Automation, artificial intelligence (AI), and blockchain have reshaped market-making strategies, offering increased efficiency, improved liquidity, and enhanced risk management.
Today, we will take a look at how crypto market making emerged and what it looks like today.
Early Days of Market Making in Crypto
Back in the 2010s, when the crypto industry was just emerging and nascent cryptocurrency exchanges were sorely lacking liquidity, the first market maker came to the scene – GSR. It was one of the early adopters that used basic algorithms and a manual approach to buy and sell crypto assets continuously on different platforms.
With the evolution of the crypto market, it has got some more sophisticated approaches – the introduction of high-frequency trading (HFT) and advanced algorithms, which pushed market-making to the forefront of the crypto trading landscape.
Many companies and HFT traders started to focus solely on automated trading, having an impressive background in trading markets. In the mid-2010s, traditional financial companies started to express interest in crypto market making. Such firms as Jump Trading presented a crypto market-making desk in its operations. During and after the Bitcoin bull run in 2017, we witnessed the creation of such market making companies as Wintermute, Amber Group, and Alameda Research. That was the rise of crypto market making.
DeFi and Crypto Market Makers
In 2019 – early 2020s, with the emergence and development of decentralized finance (DeFi), the market making industry got many challenges and opportunities. Market makers had to adapt their strategies to a changing trading environment.
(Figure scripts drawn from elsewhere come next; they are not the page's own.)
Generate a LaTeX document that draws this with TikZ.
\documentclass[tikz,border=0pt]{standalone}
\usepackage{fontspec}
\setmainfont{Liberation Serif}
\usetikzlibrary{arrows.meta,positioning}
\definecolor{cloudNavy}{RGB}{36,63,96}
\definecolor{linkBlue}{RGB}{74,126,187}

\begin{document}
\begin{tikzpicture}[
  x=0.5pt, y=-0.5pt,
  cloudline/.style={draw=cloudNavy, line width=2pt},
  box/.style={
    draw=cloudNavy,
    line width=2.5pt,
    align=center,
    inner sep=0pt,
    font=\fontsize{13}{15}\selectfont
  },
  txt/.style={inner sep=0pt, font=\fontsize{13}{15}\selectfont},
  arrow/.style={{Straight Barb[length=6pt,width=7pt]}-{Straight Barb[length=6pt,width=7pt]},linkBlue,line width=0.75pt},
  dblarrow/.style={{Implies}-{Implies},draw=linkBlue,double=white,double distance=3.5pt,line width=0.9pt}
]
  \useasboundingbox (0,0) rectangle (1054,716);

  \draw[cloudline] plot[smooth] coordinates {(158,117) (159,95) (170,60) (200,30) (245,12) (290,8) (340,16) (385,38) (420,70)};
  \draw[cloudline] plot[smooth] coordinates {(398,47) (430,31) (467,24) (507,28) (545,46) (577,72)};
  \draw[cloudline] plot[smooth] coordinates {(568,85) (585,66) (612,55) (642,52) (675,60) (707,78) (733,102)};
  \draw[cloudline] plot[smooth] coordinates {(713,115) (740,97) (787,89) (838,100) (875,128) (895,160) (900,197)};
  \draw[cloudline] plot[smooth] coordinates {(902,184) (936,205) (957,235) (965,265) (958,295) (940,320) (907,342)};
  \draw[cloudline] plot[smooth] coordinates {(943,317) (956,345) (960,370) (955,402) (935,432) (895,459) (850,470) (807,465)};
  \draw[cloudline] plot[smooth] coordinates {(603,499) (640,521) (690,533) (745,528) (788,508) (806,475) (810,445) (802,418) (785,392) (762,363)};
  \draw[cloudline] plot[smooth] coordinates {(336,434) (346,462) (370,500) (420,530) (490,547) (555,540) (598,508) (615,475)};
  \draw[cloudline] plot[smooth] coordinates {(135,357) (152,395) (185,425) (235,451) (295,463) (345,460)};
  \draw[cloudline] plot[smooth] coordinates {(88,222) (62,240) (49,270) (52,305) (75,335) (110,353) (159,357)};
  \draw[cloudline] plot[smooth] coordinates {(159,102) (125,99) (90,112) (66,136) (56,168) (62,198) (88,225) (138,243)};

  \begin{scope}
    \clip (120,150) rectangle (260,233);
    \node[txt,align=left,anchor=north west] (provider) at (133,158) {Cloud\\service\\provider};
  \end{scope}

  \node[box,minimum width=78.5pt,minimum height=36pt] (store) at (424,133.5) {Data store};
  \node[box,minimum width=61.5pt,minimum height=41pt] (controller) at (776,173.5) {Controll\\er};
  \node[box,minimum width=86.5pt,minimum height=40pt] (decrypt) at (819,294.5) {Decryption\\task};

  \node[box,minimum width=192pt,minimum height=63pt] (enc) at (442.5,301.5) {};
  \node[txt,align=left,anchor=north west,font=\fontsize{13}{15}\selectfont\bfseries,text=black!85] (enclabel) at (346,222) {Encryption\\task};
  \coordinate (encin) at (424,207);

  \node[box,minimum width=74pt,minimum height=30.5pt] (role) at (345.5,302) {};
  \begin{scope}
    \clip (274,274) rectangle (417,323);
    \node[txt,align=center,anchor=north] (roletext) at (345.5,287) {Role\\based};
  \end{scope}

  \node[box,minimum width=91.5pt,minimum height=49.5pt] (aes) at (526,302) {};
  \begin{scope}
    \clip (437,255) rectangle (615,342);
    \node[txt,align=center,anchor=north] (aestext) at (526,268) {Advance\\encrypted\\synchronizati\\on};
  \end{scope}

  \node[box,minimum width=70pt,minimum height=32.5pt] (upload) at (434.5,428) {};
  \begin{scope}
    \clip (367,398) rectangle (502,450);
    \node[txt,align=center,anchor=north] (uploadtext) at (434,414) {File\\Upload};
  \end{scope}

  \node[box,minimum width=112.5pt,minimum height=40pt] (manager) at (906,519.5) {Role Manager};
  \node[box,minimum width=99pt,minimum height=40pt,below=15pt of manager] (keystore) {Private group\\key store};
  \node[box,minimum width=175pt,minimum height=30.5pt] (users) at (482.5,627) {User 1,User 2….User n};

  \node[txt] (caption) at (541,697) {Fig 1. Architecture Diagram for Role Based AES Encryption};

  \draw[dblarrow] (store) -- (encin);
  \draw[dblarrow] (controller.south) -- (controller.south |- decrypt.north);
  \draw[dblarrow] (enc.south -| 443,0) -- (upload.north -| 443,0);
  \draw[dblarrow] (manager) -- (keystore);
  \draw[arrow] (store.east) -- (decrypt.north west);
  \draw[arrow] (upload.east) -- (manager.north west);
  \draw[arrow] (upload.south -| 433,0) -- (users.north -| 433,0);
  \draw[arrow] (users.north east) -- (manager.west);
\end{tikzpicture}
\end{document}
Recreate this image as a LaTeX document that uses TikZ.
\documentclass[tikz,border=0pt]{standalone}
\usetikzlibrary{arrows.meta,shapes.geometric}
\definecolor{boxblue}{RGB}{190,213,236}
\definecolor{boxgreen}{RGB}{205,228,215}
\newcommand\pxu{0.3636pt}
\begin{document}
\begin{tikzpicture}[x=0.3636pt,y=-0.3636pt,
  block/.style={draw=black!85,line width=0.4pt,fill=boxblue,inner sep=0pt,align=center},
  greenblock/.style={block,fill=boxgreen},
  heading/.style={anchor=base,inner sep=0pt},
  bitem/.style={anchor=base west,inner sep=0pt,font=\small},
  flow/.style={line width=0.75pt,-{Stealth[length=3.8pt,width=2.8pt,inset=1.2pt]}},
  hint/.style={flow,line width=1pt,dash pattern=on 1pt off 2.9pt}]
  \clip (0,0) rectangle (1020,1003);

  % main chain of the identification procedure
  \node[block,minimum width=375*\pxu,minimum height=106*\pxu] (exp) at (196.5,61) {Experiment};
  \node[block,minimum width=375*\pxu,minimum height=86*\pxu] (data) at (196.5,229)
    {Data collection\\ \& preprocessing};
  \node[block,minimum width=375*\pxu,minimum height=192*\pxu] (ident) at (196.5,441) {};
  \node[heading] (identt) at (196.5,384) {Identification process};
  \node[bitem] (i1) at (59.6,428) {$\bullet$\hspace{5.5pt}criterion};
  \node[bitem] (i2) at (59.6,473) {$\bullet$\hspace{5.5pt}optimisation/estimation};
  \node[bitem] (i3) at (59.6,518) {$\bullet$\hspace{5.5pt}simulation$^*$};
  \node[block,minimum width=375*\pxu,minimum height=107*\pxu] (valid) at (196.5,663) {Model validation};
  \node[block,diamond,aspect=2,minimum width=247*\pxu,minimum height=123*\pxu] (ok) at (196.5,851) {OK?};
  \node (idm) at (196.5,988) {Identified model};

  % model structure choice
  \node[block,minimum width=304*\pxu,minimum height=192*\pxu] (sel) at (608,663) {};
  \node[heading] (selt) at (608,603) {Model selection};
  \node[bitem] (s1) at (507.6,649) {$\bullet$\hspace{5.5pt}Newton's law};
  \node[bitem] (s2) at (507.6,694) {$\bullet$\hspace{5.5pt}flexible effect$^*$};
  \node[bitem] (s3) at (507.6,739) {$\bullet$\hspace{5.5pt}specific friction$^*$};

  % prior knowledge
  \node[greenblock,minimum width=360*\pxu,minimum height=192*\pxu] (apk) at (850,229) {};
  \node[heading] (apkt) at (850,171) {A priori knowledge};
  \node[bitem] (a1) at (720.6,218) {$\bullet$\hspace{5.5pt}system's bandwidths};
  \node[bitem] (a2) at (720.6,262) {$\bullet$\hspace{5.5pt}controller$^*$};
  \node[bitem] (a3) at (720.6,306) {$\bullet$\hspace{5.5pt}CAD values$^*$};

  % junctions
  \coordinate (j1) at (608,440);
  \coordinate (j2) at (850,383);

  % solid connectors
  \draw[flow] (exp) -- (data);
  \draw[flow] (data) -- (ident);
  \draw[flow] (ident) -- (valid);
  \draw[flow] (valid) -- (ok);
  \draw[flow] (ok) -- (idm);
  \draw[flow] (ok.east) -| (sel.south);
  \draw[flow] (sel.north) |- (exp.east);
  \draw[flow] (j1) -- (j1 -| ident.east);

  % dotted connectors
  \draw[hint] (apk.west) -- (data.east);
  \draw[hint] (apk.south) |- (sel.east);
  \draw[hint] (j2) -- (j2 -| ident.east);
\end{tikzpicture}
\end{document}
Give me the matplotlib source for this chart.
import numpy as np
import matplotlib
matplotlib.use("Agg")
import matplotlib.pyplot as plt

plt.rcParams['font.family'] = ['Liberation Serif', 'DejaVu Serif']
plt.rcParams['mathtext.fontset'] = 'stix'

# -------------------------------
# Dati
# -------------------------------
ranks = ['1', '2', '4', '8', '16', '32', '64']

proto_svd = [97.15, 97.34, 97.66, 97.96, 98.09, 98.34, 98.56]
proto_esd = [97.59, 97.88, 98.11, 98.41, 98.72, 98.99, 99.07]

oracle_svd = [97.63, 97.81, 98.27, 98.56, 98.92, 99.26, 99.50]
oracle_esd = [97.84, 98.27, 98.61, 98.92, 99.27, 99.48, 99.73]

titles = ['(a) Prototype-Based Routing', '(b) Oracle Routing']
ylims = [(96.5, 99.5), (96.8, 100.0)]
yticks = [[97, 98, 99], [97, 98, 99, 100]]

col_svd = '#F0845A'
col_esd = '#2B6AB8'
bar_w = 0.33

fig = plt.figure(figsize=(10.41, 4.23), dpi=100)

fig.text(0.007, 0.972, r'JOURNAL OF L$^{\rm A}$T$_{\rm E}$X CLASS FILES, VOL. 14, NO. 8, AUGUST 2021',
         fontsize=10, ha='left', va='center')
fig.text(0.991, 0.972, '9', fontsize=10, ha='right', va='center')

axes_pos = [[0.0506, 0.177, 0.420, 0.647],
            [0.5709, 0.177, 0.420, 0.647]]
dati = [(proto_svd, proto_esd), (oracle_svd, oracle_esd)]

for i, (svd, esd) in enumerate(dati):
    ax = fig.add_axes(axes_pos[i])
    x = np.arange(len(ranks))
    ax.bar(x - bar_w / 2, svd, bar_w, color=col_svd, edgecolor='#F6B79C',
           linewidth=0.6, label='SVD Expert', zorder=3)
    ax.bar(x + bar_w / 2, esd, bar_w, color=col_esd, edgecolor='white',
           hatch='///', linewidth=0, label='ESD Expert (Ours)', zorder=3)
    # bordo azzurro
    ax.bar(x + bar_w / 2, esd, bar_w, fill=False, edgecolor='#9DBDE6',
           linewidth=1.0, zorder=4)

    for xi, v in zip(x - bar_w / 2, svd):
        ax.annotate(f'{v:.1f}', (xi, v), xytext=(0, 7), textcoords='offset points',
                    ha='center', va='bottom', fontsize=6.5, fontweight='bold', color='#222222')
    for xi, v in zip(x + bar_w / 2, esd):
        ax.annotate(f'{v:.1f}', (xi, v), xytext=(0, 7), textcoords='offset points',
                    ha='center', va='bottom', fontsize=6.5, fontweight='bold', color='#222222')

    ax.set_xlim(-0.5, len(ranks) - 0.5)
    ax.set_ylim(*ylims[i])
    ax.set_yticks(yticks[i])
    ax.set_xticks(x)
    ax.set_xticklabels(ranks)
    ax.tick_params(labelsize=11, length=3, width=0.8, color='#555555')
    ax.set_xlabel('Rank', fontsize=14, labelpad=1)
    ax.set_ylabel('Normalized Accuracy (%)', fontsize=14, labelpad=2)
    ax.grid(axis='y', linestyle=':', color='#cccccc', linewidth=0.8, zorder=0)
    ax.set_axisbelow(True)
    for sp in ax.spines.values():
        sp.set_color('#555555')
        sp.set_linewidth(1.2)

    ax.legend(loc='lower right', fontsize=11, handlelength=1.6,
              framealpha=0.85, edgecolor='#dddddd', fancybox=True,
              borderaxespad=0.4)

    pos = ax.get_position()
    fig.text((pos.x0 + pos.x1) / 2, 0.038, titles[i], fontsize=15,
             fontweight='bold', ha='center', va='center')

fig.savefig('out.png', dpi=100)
New concepts such as liquidity pools and crypto market making automation changed the way liquidity is provided, removing order books and placing algorithmic crypto price discovery through smart contracts. Some market makers switched to DeFi and became liquidity providers, while others preferred to stay in a market maker program on centralized crypto exchanges.
AI in Crypto Market Making
Artificial intelligence has introduced sophisticated analytical tools and predictive models into market making. Machine learning algorithms analyze vast datasets, identify patterns, and adapt strategies based on changing market trends. AI-powered market makers can make data-driven decisions, optimizing order execution and risk management with unseen efficiency and speed.
Blockchain Impact on Crypto Market Making
Blockchain technology has significantly impacted the transparency, security, and efficiency of crypto market-making:
- Smart contracts on blockchain networks facilitate the automated execution of trades, eliminating the need for intermediaries.
- The transparency provided by blockchain allows market participants to view and verify transactions in real time, fostering greater trust in the market.
The integration of AI and blockchain technology has elevated market making strategies, providing sophisticated analytics, predictive models, and enhanced transparency. As market makers continue to develop, they remain crucial in shaping the efficiency, liquidity, and trust within the digital asset market.